Without Ortiz, the Sox are 5-2 following their 11-3 thumping of the Seattle Mariners yesterday. More to the point, they have averaged exactly six runs per game in Ortiz’s absence. Take away Friday’s loss, when the Sox were uncharacteristically flat and sloppy while being shut out, and that figure improves to seven runs per contest.
“David is so important to what we do,” said manager Terry Francona, “but it’s really gratifying — and I think the players feel the same way — doing something when you don’t have one of your big guns out there, finding ways to do it. We’re using everybody; nobody’s sitting around feeling like they’re not doing anything. And that’s a good way to win.”
It helps, of course, that J.D. Drew, who has occupied the slugger’s customary No. 3 spot in the batting order, is riding one of the hottest streaks of his career. In his last seven games, Drew is hitting .542 (13-for-24), elevating his average to .318.
In five plate appearances yesterday, Drew scalded the ball each time — tripling in the first, lining to short in the third, lining to second in the fourth, homering in the sixth and singling in the eighth — and in his manager’s estimation, could have easily had a five-hit game.
As it was, Drew did plenty of damage, knocking in two runs and scoring three.
“It was a nice day,” said Drew. “It’s a matter of just seeing the ball well and hitting it hard. That’s what you try to do every day. I don’t think I’m changing a lot. I’m just not missing my pitch when I get it.
Over the course of his career, Drew has enjoyed success hitting third. In 331 games in that spot before yesterday, he owned a .304 career average — tying his batting average in the No. 5 hole — while his power numbers (67 homers, 201 RBI and a .958 OPS) are also far better than any other spot in the batting order.
“I don’t think I’m filling Ortiz’s shoes,” cautioned Drew. “I’m just going out and doing the things I can do. I’m not doing anything different. I don’t think my approach changes.

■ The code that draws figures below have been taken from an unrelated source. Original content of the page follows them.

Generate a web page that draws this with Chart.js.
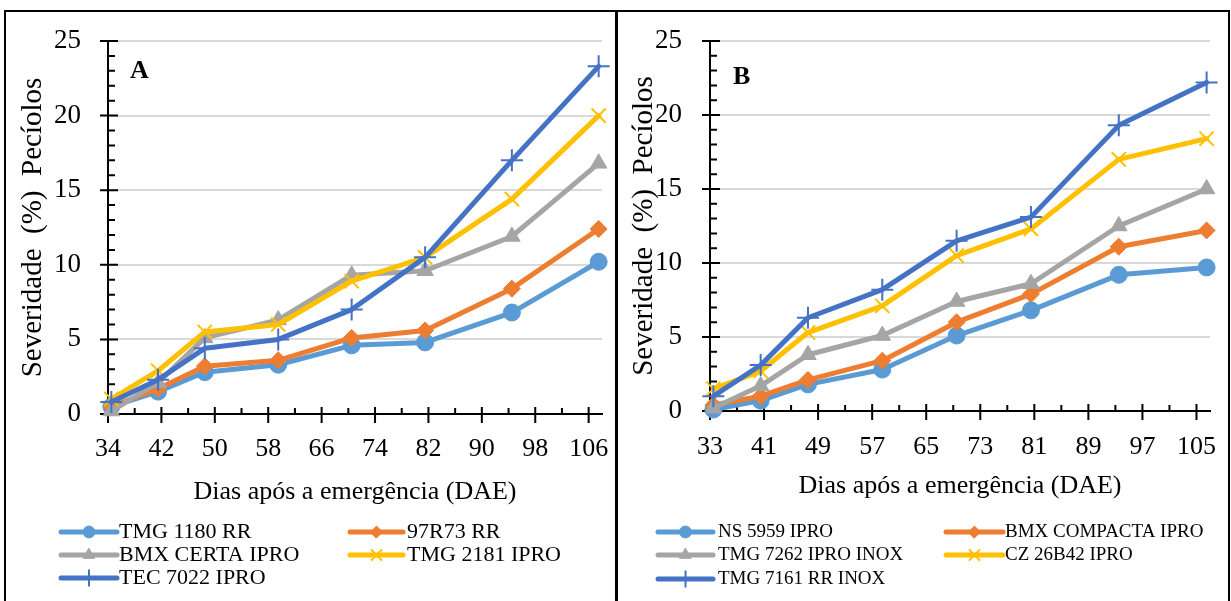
<!DOCTYPE html>
<html lang="pt-BR">
<head>
<meta charset="utf-8">
<title>Severidade em pecíolos</title>
<script src="https://cdn.jsdelivr.net/npm/chart.js@4.4.1/dist/chart.umd.min.js"></script>
<style>
  html, body { margin: 0; padding: 0; background: #fff; }
  body { width: 1231px; height: 601px; position: relative; overflow: hidden; }
  .frame { position: absolute; top: 10px; height: 600px; border: 2px solid #000; box-sizing: border-box; }
  #frameA { left: 4px; width: 614px; }
  #frameB { left: 615px; width: 615px; }
  canvas { position: absolute; }
  #chartA { left: 5px; top: 11px; }
  #chartB { left: 616px; top: 11px; }
</style>
</head>
<body>
<div class="frame" id="frameA"></div>
<div class="frame" id="frameB"></div>
<canvas id="chartA" width="625" height="590"></canvas>
<canvas id="chartB" width="615" height="590"></canvas>
<script>
const FONT = '"Liberation Serif", "Times New Roman", serif';

// Painel A
const daysA = [34, 41, 48, 59, 70, 81, 94, 107];
const xTicksA = [34, 42, 50, 58, 66, 74, 82, 90, 98, 106];
const cultivarsA = ['TMG 1180 RR', '97R73 RR', 'BMX CERTA IPRO', 'TMG 2181 IPRO', 'TEC 7022 IPRO'];
const tmg1180 = [0.5, 1.5, 2.8, 3.3, 4.6, 4.8, 6.8, 10.2];
const r97r73 = [0.5, 1.7, 3.2, 3.6, 5.1, 5.6, 8.4, 12.4];
const bmxCerta = [0.2, 2.1, 5.1, 6.3, 9.3, 9.6, 11.9, 16.8];
const tmg2181 = [1.0, 2.9, 5.5, 6.0, 8.9, 10.5, 14.4, 20.0];
const tec7022 = [0.8, 2.3, 4.4, 5.0, 7.0, 10.5, 17.0, 23.3];

// Painel B
const daysB = [33, 40, 47, 58, 69, 80, 93, 106];
const xTicksB = [33, 41, 49, 57, 65, 73, 81, 89, 97, 105];
const cultivarsB = ['NS 5959 IPRO', 'BMX COMPACTA IPRO', 'TMG 7262 IPRO INOX', 'CZ 26B42 IPRO', 'TMG 7161 RR INOX'];
const ns5959 = [0.1, 0.7, 1.8, 2.8, 5.1, 6.8, 9.2, 9.7];
const bmxCompacta = [0.4, 1.0, 2.1, 3.4, 6.0, 7.9, 11.1, 12.2];
const tmg7262 = [0.2, 1.7, 3.8, 5.1, 7.4, 8.6, 12.5, 15.0];
const cz26b42 = [1.5, 2.7, 5.3, 7.1, 10.5, 12.3, 17.0, 18.4];
const tmg7161 = [1.0, 3.1, 6.3, 8.2, 11.5, 13.1, 19.3, 22.2];

const yTicks = [0, 5, 10, 15, 20, 25];

const seriesColors = ['#5B9BD5', '#ED7D31', '#A5A5A5', '#FFC000', '#4472C4'];
const markerStyles = ['circle', 'rectRot', 'triangle', 'crossRot', 'cross'];
const markerRadius = [8.5, 8.5, 9.5, 10, 11];

// each day is a one-day bin on the date axis, points sit at the bin centre
function buildDatasets(names, days, series) {
    return series.map((values, i) => ({
        label: names[i],
        data: values.map((v, j) => ({ x: days[j] + 0.5, y: v })),
        borderColor: seriesColors[i],
        backgroundColor: seriesColors[i],
        borderWidth: 5,
        borderCapStyle: 'round',
        borderJoinStyle: 'round',
        pointStyle: markerStyles[i],
        pointRadius: markerRadius[i],
        pointBorderWidth: i >= 3 ? 2 : 1,
        pointBackgroundColor: seriesColors[i],
        pointBorderColor: seriesColors[i],
        order: series.length - i,
        tension: 0,
        clip: false,
    }));
}

// axis tick marks (major crossing the axis, minor inside) under the lines
const axisTicks = {
    id: 'axisTicks',
    beforeDatasetsDraw(chart, args, opts) {
        const { ctx, chartArea } = chart;
        const x = chart.scales.x;
        const y = chart.scales.y;
        const bottom = chartArea.bottom;
        const left = chartArea.left;
        ctx.save();
        ctx.strokeStyle = '#000';
        ctx.lineWidth = 2;
        ctx.beginPath();
        opts.xTicks.forEach((v) => {
            const px = x.getPixelForValue(v);
            ctx.moveTo(px, bottom - 7);
            ctx.lineTo(px, bottom + 9);
            const m = v + opts.xMinor;
            if (m < x.max) {
                const pm = x.getPixelForValue(m);
                ctx.moveTo(pm, bottom - 6);
                ctx.lineTo(pm, bottom);
            }
        });
        for (let v = y.min; v <= y.max; v += 1) {
            const py = y.getPixelForValue(v);
            if (yTicks.includes(v)) {
                ctx.moveTo(left - 8, py);
                ctx.lineTo(left + 10, py);
            } else {
                ctx.moveTo(left, py);
                ctx.lineTo(left + 7, py);
            }
        }
        ctx.stroke();
        ctx.restore();
    },
};

// panel letter and two-column legend below the axis
const panelLegend = {
    id: 'panelLegend',
    afterDraw(chart, args, opts) {
        const { ctx, chartArea } = chart;
        ctx.save();
        ctx.fillStyle = '#000';
        ctx.font = `bold 26px ${FONT}`;
        ctx.textBaseline = 'alphabetic';
        ctx.fillText(opts.letter, chartArea.left + opts.letterDx, chartArea.top + opts.letterDy);

        chart.data.datasets.forEach((ds, i) => {
            const col = opts.cols[i % 2];
            const rowY = opts.rows[Math.floor(i / 2)];
            ctx.strokeStyle = ds.borderColor;
            ctx.lineWidth = 5;
            ctx.lineCap = 'round';
            ctx.beginPath();
            ctx.moveTo(col.x1, rowY);
            ctx.lineTo(col.x2, rowY);
            ctx.stroke();

            ctx.fillStyle = ds.pointBackgroundColor;
            ctx.strokeStyle = ds.pointBorderColor;
            ctx.lineWidth = ds.pointBorderWidth;
            Chart.helpers.drawPoint(ctx, {
                pointStyle: ds.pointStyle,
                radius: ds.pointRadius * 0.7,
                rotation: 0,
                borderWidth: ds.pointBorderWidth,
            }, (col.x1 + col.x2) / 2, rowY);

            ctx.fillStyle = '#000';
            ctx.font = `${opts.fontSize}px ${FONT}`;
            ctx.textBaseline = 'middle';
            ctx.textAlign = 'left';
            ctx.fillText(ds.label, col.tx, rowY);
        });
        ctx.restore();
    },
};

function makePanel(canvasId, cfg) {
    return new Chart(document.getElementById(canvasId), {
        type: 'line',
        data: { datasets: cfg.datasets },
        plugins: [axisTicks, panelLegend],
        options: {
            responsive: false,
            animation: false,
            devicePixelRatio: 1,
            events: [],
            layout: { padding: cfg.padding, autoPadding: false },
            plugins: {
                legend: { display: false },
                tooltip: { enabled: false },
                axisTicks: { xTicks: cfg.xTicks, xMinor: 4 },
                panelLegend: cfg.legend,
            },
            scales: {
                x: {
                    type: 'linear',
                    min: cfg.xMin,
                    max: cfg.xMax,
                    afterBuildTicks: (axis) => { axis.ticks = cfg.xTicks.map((v) => ({ value: v })); },
                    afterFit: (axis) => {
                        axis.height = 100;
                        axis.paddingLeft = 0;
                        axis.paddingRight = 0;
                    },
                    grid: { display: false, drawTicks: false },
                    border: { display: true, color: '#000', width: 2 },
                    ticks: {
                        color: '#000',
                        font: { family: FONT, size: 26 },
                        padding: cfg.xTickPad,
                        maxRotation: 0,
                        autoSkip: false,
                    },
                    title: {
                        display: true,
                        text: 'Dias após a emergência (DAE)',
                        color: '#000',
                        font: { family: FONT, size: 26 },
                        padding: { top: 0, bottom: cfg.xTitlePad },
                    },
                },
                y: {
                    min: 0,
                    max: 25,
                    afterBuildTicks: (axis) => { axis.ticks = yTicks.map((v) => ({ value: v })); },
                    afterFit: (axis) => {
                        axis.width = cfg.yWidth;
                        axis.paddingTop = 0;
                        axis.paddingBottom = 0;
                    },
                    grid: {
                        color: (c) => (c.tick && c.tick.value === 0 ? 'rgba(0,0,0,0)' : '#D9D9D9'),
                        lineWidth: 2,
                        drawTicks: false,
                    },
                    border: { display: true, color: '#000', width: 2 },
                    ticks: {
                        color: '#000',
                        font: { family: FONT, size: 27 },
                        padding: cfg.yTickPad,
                    },
                    title: {
                        display: true,
                        text: 'Severidade  (%)  Pecíolos',
                        color: '#000',
                        font: { family: FONT, size: 29 },
                        padding: { top: 11, bottom: 0 },
                    },
                },
            },
        },
    });
}

makePanel('chartA', {
    datasets: buildDatasets(cultivarsA, daysA, [tmg1180, r97r73, bmxCerta, tmg2181, tec7022]),
    xTicks: xTicksA,
    xMin: 34,
    xMax: 108,
    yWidth: 103,
    padding: { left: 0, top: 30, right: 28, bottom: 87 },
    xTickPad: 20,
    xTitlePad: 6,
    yTickPad: 27,
    legend: {
        letter: 'A',
        letterDx: 22,
        letterDy: 37,
        fontSize: 22,
        cols: [{ x1: 56, x2: 112, tx: 114 }, { x1: 345, x2: 398, tx: 402 }],
        rows: [521, 544, 567],
    },
});

makePanel('chartB', {
    datasets: buildDatasets(cultivarsB, daysB, [ns5959, bmxCompacta, tmg7262, cz26b42, tmg7161]),
    xTicks: xTicksB,
    xMin: 33,
    xMax: 107,
    yWidth: 94,
    padding: { left: 0, top: 30, right: 21, bottom: 90 },
    xTickPad: 21,
    xTitlePad: 9,
    yTickPad: 28,
    legend: {
        letter: 'B',
        letterDx: 23,
        letterDy: 43,
        fontSize: 19,
        cols: [{ x1: 42, x2: 97, tx: 102 }, { x1: 330, x2: 387, tx: 389 }],
        rows: [521, 544, 568],
    },
});
</script>
</body>
</html>
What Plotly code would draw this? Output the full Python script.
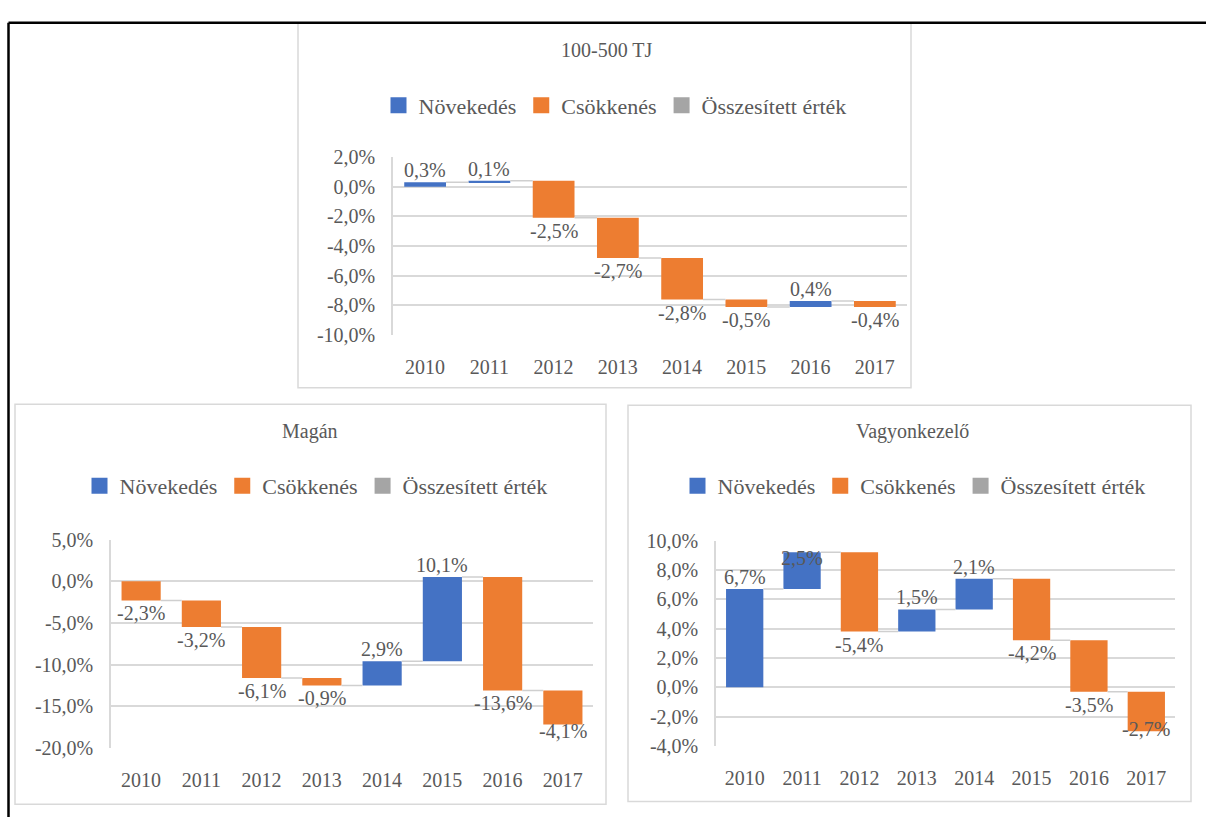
import plotly.graph_objects as go

# ── data ────────────────────────────────────────────────────────────────────
years = ["2010", "2011", "2012", "2013", "2014", "2015", "2016", "2017"]

tj_change = [0.3, 0.1, -2.5, -2.7, -2.8, -0.5, 0.4, -0.4]
magan_change = [-2.3, -3.2, -6.1, -0.9, 2.9, 10.1, -13.6, -4.1]
vagyon_change = [6.7, 2.5, -5.4, 1.5, 2.1, -4.2, -3.5, -2.7]

tj_ticks = [2, 0, -2, -4, -6, -8, -10]
magan_ticks = [5, 0, -5, -10, -15, -20]
vagyon_ticks = [10, 8, 6, 4, 2, 0, -2, -4]

titles = ["100-500 TJ", "Magán", "Vagyonkezelő"]
legend_names = ["Növekedés", "Csökkenés", "Összesített érték"]

# ── style ───────────────────────────────────────────────────────────────────
W, H = 1206, 828
BLUE, ORANGE, GRAY = "#4472C4", "#ED7D31", "#A5A5A5"
GRID = "#d9d9d9"
TXT = "#595959"
FONT = "Times New Roman, Liberation Serif, DejaVu Serif, serif"
FS = 20
BAR_W = 0.65

# page pixels: panel border, plot area, title and legend centres
panels = [
    dict(data=tj_change, ticks=tj_ticks, title=titles[0],
         box=(298, 12, 911, 387), plot=(393, 150, 907, 333),
         title_xy=(607, 40), legend_xy=(615, 97)),
    dict(data=magan_change, ticks=magan_ticks, title=titles[1],
         box=(15, 404, 606, 815), plot=(111, 543, 593, 757),
         title_xy=(310, 432), legend_xy=(316, 488)),
    dict(data=vagyon_change, ticks=vagyon_ticks, title=titles[2],
         box=(628, 405, 1191, 812), plot=(716, 544, 1175, 755),
         title_xy=(912, 432), legend_xy=(914, 488)),
]


def px(x):
    return x / W


def py(y):
    return 1 - y / H


def pct(v):
    return f"{v:.1f}%".replace(".", ",")


fig = go.Figure()
layout = dict(
    width=W, height=H, margin=dict(l=0, r=0, t=0, b=0),
    paper_bgcolor="white", plot_bgcolor="white",
    barmode="overlay",
    font=dict(family=FONT, size=FS, color=TXT),
    shapes=[], annotations=[],
)

# outer black frame (top + left)
layout["shapes"] += [
    dict(type="line", xref="paper", yref="paper", x0=px(8.5), x1=1, y0=py(12), y1=py(12),
         line=dict(color="black", width=2.5)),
    dict(type="line", xref="paper", yref="paper", x0=px(8.5), x1=px(8.5), y0=py(12), y1=0,
         line=dict(color="black", width=2.5)),
]

for k, p in enumerate(panels, start=1):
    sfx = "" if k == 1 else str(k)
    xa, ya = "x" + sfx, "y" + sfx
    leg = "legend" + sfx

    changes = p["data"]
    ends, run = [], 0.0
    for d in changes:
        run = round(run + d, 2)
        ends.append(run)
    starts = [0.0] + ends[:-1]

    inc = [i for i, d in enumerate(changes) if d > 0]
    dec = [i for i, d in enumerate(changes) if d < 0]

    fig.add_trace(go.Bar(
        x=inc, y=[changes[i] for i in inc], base=[starts[i] for i in inc],
        width=BAR_W, marker=dict(color=BLUE, line_width=0),
        showlegend=False, xaxis=xa, yaxis=ya,
    ))
    fig.add_trace(go.Bar(
        x=dec, y=[changes[i] for i in dec], base=[starts[i] for i in dec],
        width=BAR_W, marker=dict(color=ORANGE, line_width=0),
        showlegend=False, xaxis=xa, yaxis=ya,
    ))

    # legend entries (big square swatches)
    for name, col in zip(legend_names, [BLUE, ORANGE, GRAY]):
        fig.add_trace(go.Scatter(
            x=[None], y=[None], mode="markers", name=name, legend=leg,
            marker=dict(symbol="square", size=16, color=col),
            xaxis=xa, yaxis=ya,
        ))

    # connectors between bars
    cx, cy = [], []
    for i in range(len(changes) - 1):
        cx += [i + BAR_W / 2, i + 1 - BAR_W / 2, None]
        cy += [ends[i], ends[i], None]
    fig.add_trace(go.Scatter(
        x=cx, y=cy, mode="lines", line=dict(color="#cfcfcf", width=1.5),
        showlegend=False, hoverinfo="skip", xaxis=xa, yaxis=ya,
    ))

    # axes
    x0, y0, x1, y1 = p["plot"]
    ymin, ymax = min(p["ticks"]), max(p["ticks"])
    layout["xaxis" + sfx] = dict(
        domain=[px(x0), px(x1)], anchor=ya, range=[-0.5, len(years) - 0.5],
        tickvals=list(range(len(years))), ticktext=years,
        showgrid=False, zeroline=False, showline=False, ticks="",
        ticklabelstandoff=18, tickfont=dict(size=FS, color=TXT, family=FONT),
        fixedrange=True,
    )
    layout["yaxis" + sfx] = dict(
        domain=[py(y1), py(y0)], anchor=xa, range=[ymin, ymax],
        tickvals=p["ticks"], ticktext=[pct(t) for t in p["ticks"]],
        showgrid=True, gridcolor=GRID, gridwidth=1.5,
        showline=True, linecolor=GRID, linewidth=1.5,
        zeroline=False, ticks="", ticklabelstandoff=12,
        tickfont=dict(size=FS, color=TXT, family=FONT), fixedrange=True,
    )

    # data labels (kept inside the plot area like Excel)
    ppu = (y1 - y0) / (ymax - ymin)
    lab_h = 24 / ppu
    for i, d in enumerate(changes):
        if d > 0:
            y, anchor, shift = ends[i], "bottom", -1
            if y + lab_h > ymax:
                y, anchor, shift = ymax, "top", -4
        else:
            y, anchor, shift = ends[i], "top", 0
            if y - lab_h < ymin:
                y, anchor, shift = ymin, "bottom", 4
        layout["annotations"].append(dict(
            xref=xa, yref=ya, x=i, y=y, text=pct(d), showarrow=False,
            yanchor=anchor, yshift=shift,
            font=dict(size=FS, color=TXT, family=FONT),
        ))

    # title
    tx, ty = p["title_xy"]
    layout["annotations"].append(dict(
        xref="paper", yref="paper", x=px(tx), y=py(ty), text=p["title"],
        showarrow=False, xanchor="center", yanchor="middle",
        font=dict(size=FS, color=TXT, family=FONT),
    ))

    # legend
    lx, ly = p["legend_xy"]
    layout[leg] = dict(
        orientation="h", x=px(lx), y=py(ly), xanchor="center", yanchor="middle",
        font=dict(size=22, color=TXT, family=FONT), bgcolor="rgba(0,0,0,0)",
        traceorder="normal", itemsizing="trace", itemwidth=30,
        itemclick=False, itemdoubleclick=False,
    )

    # panel border
    bx0, by0, bx1, by1 = p["box"]
    layout["shapes"].append(dict(
        type="rect", xref="paper", yref="paper",
        x0=px(bx0), x1=px(bx1), y0=py(by1), y1=py(by0),
        line=dict(color=GRID, width=1.5), layer="below",
    ))

fig.update_layout(**layout)
# drop the default 8px body margin so the figure fills the 1206x828 window
fig.write_html("out.html", config={"displayModeBar": False},
               post_script="document.body.style.margin='0';")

My approach is set, regardless of where I am in the batting order.”
“We have a pretty good No. 3 hitter (in Ortiz),” said Francona. “I think it’s fortunate for us that [Drew] has started to heat up right when David went down. That’s a tough hole to fill if you don’t have somebody hitting in that spot.”
No doubt, hitting in front of Manny Ramirez — as Ortiz usually does — has helped Drew’s cause this week. Ramirez yesterday hammered a pitch over everything in left, giving him five homers in his last seven games and six in the last 10.
Ramirez is in the middle of a 12-game hitting streak, during which he’s batting .391 (18-for-46) with 19 RBI. Since belting his milestone 500th career homer in Baltimore last weekend, Ramirez, unburdened by expectation and history, has four homers in his last six games and is averaging two RBI per game.
Yesterday, everybody else hit, too, as the Sox banged out 13 hits. Coco Crisp and Alex Cora got two hits apiece and Kevin Youkilis, who had been hitting only .208 in his last 14 games, banged out two hits, too.
The Sox scored in five of their eight innings never trailed.
After the Mariners answered with two runs in the third, the Sox retook the lead in the fourth and never trailed.